18. The system of claim 12, wherein the natural language question is a first natural language question and the set of answers is a first set of answers, and wherein the at least one processor is configured to extract the context attributes by executing the machine-executable instructions to:

determine a second natural language question having a narrower scope of candidate answer types than the first natural language question; and

perform the QA processing on the extracted portions of the dataset to determine a second set of answers to the second natural language question, wherein the extracted context attributes comprise the second set of answers.

19. A computer program product comprising a non-transitory computer readable medium storing program instructions that, when executed by a processor, cause operations to be performed comprising:

performing natural language processing on a dataset, the natural language processing comprising identifying and extracting portions of the dataset that correspond to a set of answers to a natural language question posed with respect to the dataset;

generating a set of trace records based at least in part on the traced set of answers and the traced context attributes, wherein each trace record corresponds to a respective answer in the set of answers and comprises a respective subset of the extracted context attributes.

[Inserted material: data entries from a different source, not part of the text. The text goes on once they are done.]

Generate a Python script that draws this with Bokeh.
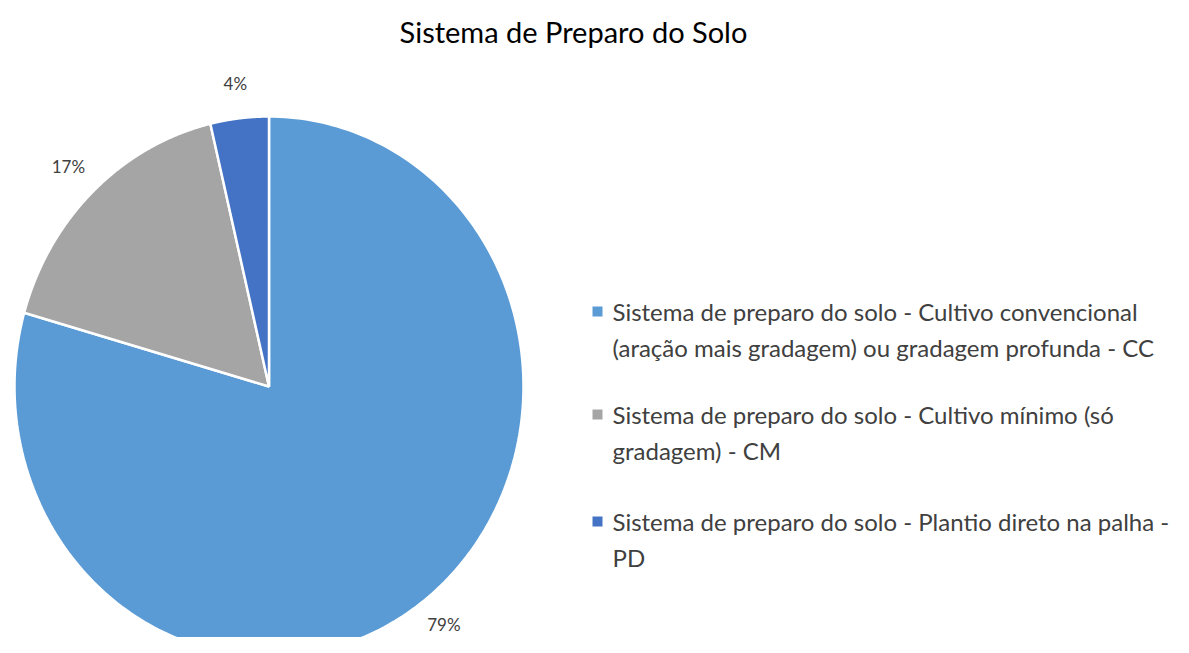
import numpy as np
from bokeh.plotting import figure
from bokeh.models import Range1d
from bokeh.core.properties import value
from bokeh.embed import file_html
from bokeh.resources import INLINE

# ---- data ----
title = "Sistema de Preparo do Solo"
categories = ["CC", "CM", "PD"]
shares = [79.4, 16.9, 3.7]
colors = ["#5B9BD5", "#A5A5A5", "#4472C4"]
legend_lines = [
    ["Sistema de preparo do solo - Cultivo convencional",
     "(aração mais gradagem) ou gradagem profunda - CC"],
    ["Sistema de preparo do solo - Cultivo mínimo (só",
     "gradagem) - CM"],
    ["Sistema de preparo do solo - Plantio direto na palha -",
     "PD"],
]

FONT = "Lato"
TXT = "#404040"

W, H = 1173, 637
p = figure(width=W, height=H, output_backend="svg", toolbar_location=None,
           x_range=Range1d(0, W), y_range=Range1d(H, 0),
           min_border=0, outline_line_color=None)
p.axis.visible = False
p.grid.visible = False

# pie geometry (screen-like coordinates, y downward)
cx, cy, rx, ry = 268.5, 386.0, 254.5, 270.0
vals = np.array(shares, dtype=float)
frac = vals / vals.sum()
ends = np.cumsum(frac)
starts = ends - frac
xs, ys, lx, ly = [], [], [], []
for s, e in zip(starts, ends):
    phi = np.linspace(s, e, 240) * 2 * np.pi
    xs.append(list(np.r_[cx, cx + rx * np.sin(phi), cx]))
    ys.append(list(np.r_[cy, cy - ry * np.cos(phi), cy]))
    m = (s + e) * np.pi
    lx.append(cx + rx * 1.14 * np.sin(m))
    ly.append(min(cy - ry * 1.13 * np.cos(m), H - 13))

p.patches(xs=xs, ys=ys, fill_color=colors, line_color="white", line_width=2.5)

labels = [f"{round(v)}%" for v in shares]
p.text(x=lx, y=ly, text=labels, text_font=value(FONT), text_font_size="17px",
       text_color=TXT, text_align="center", text_baseline="middle")

# title
p.text(x=[573], y=[31], text=[title], text_font=value(FONT), text_font_size="29px",
       text_color="#000000", text_align="center", text_baseline="middle")

# legend
item_y = [311, 414, 521]
line_gap = 36
p.scatter(x=[597] * 3, y=item_y, marker="square", size=10, fill_color=colors,
          line_color=None)
tx, ty, tt = [], [], []
for y0, lines in zip(item_y, legend_lines):
    for i, t in enumerate(lines):
        tx.append(612)
        ty.append(y0 + i * line_gap)
        tt.append(t)
p.text(x=tx, y=ty, text=tt, text_font=value(FONT), text_font_size="24px",
       text_color=TXT, text_align="left", text_baseline="middle")

open("out.html", "w").write(file_html(p, INLINE))
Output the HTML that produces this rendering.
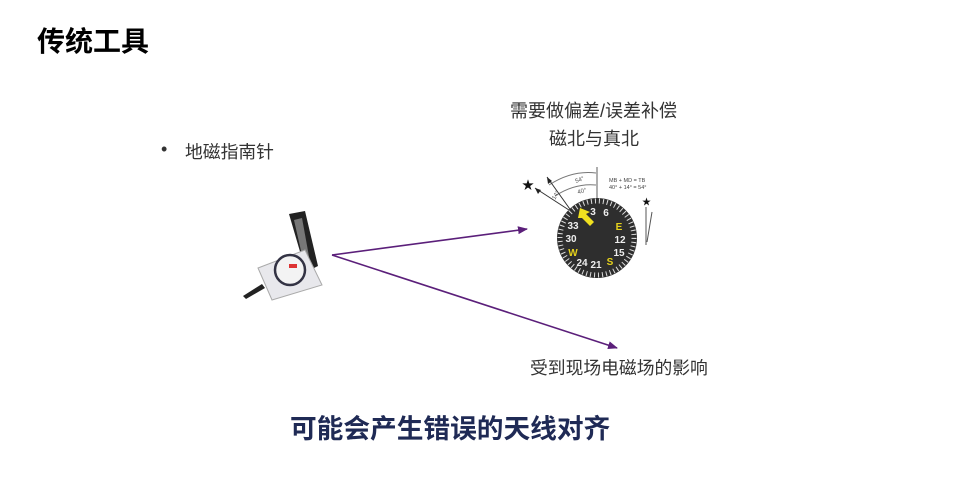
<!DOCTYPE html>
<html><head><meta charset="utf-8"><style>
body{margin:0;width:959px;height:499px;background:#fff;position:relative;overflow:hidden;font-family:"Liberation Sans","Noto Sans CJK SC",sans-serif;}
.t{position:absolute;white-space:nowrap;}
</style></head><body>
<div class="t" style="left:37px;top:20px;font-size:28px;font-weight:bold;color:#000;">传统工具</div>
<div class="t" style="left:161px;top:139px;font-size:18px;color:#333;">•</div>
<div class="t" style="left:185px;top:138px;font-size:17.8px;color:#333;">地磁指南针</div>
<div class="t" style="left:510px;top:97px;font-size:18px;color:#333;">需要做偏差/误差补偿</div>
<div class="t" style="left:549px;top:125px;font-size:18px;color:#333;">磁北与真北</div>
<div class="t" style="left:530px;top:354px;font-size:17.8px;color:#333;">受到现场电磁场的影响</div>
<div class="t" style="left:290px;top:407px;font-size:26.7px;font-weight:bold;color:#1f2a55;">可能会产生错误的天线对齐</div>
<svg width="959" height="499" style="position:absolute;left:0;top:0">
<defs><marker id="a" markerWidth="10" markerHeight="8" refX="9" refY="4" orient="auto" markerUnits="userSpaceOnUse"><path d="M0,0 L10,4 L0,8 z" fill="#5b1f7a"/></marker></defs>
<line x1="332" y1="255" x2="527" y2="229" stroke="#5b1f7a" stroke-width="1.6" marker-end="url(#a)"/>
<line x1="332" y1="255" x2="617" y2="348" stroke="#5b1f7a" stroke-width="1.6" marker-end="url(#a)"/>
<g>
<path d="M289,214 L305,211 L318,266 L306,272 Z" fill="#222"/>
<path d="M294,220 L302,218 L310,262 L304,264 Z" fill="#777"/>
<path d="M258,268 L305,250 L322,285 L272,300 Z" fill="#e8e8ec" stroke="#aaa" stroke-width="1"/>
<circle cx="290" cy="270" r="15" fill="#f3f3f3" stroke="#334" stroke-width="2.5"/>
<rect x="289" y="264" width="8" height="4" fill="#d33"/>
<path d="M243,296 L262,284 L265,288 L246,299 Z" fill="#222"/>
</g>
<g>
<line x1="597" y1="167" x2="597" y2="200" stroke="#777" stroke-width="1.2"/>
<path d="M549,185 Q572,170 596,173" fill="none" stroke="#777"/>
<path d="M555,196 Q575,183 596,185" fill="none" stroke="#777"/>
<line x1="572" y1="212" x2="547" y2="177" stroke="#333" stroke-width="1"/>
<path d="M547,177 l1,7 l4,-3z" fill="#222"/>
<line x1="572" y1="212" x2="535" y2="188" stroke="#333" stroke-width="1"/>
<path d="M535,188 l3,6 l3,-4z" fill="#222"/>
<text x="522" y="189" font-size="12" fill="#111">★</text>
<text x="576" y="183" font-size="6" fill="#555" transform="rotate(-20 576 183)">54°</text>
<text x="578" y="194" font-size="6" fill="#555" transform="rotate(-15 578 194)">40°</text>
<text x="555" y="200" font-size="6" fill="#555" transform="rotate(-60 555 200)">14°</text>
<text x="609" y="182" font-size="5.5" fill="#444">MB + MD = TB</text>
<text x="609" y="189" font-size="5.5" fill="#444">40° + 14° = 54°</text>
<text x="642" y="205" font-size="9" fill="#111">★</text>
<line x1="646" y1="207" x2="646" y2="245" stroke="#555"/>
<line x1="652" y1="212" x2="647" y2="242" stroke="#555"/>
<circle cx="597" cy="238" r="40" fill="#2e2e2e"/>
<circle cx="597" cy="238" r="37" fill="none" stroke="#ddd" stroke-width="5" stroke-dasharray="1 3"/>
<g font-size="10" font-weight="bold" fill="#eee" text-anchor="middle">
<text x="593" y="215">3</text><text x="606" y="216">6</text>
<text x="619" y="230" fill="#e6d21c">E</text><text x="620" y="243">12</text><text x="619" y="256">15</text>
<text x="610" y="265" fill="#e6d21c">S</text><text x="596" y="268">21</text><text x="582" y="266">24</text>
<text x="573" y="256" fill="#e6d21c">W</text><text x="571" y="242">30</text><text x="573" y="229">33</text>
</g>
<path d="M578,218 L580,208 L590,212 L586,214 L594,222 L590,226 L582,218 Z" fill="#f0e020"/>
</g>
</svg>
</body></html>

20. The computer program product of claim 19, wherein the period of time is a first period of time, the operations further comprising:

generating an interface comprising one or more visualizations of the set of trace records;

presenting the interface via an output device;

tracing the extracted context attributes over a second period of time subsequent to the first period of time;

expanding the set of trace records based at least in part on the tracing the extracted context attributes over the second period of time; and

modifying the user interface to dynamically update the one or more visualizations as the set of trace records is expanded.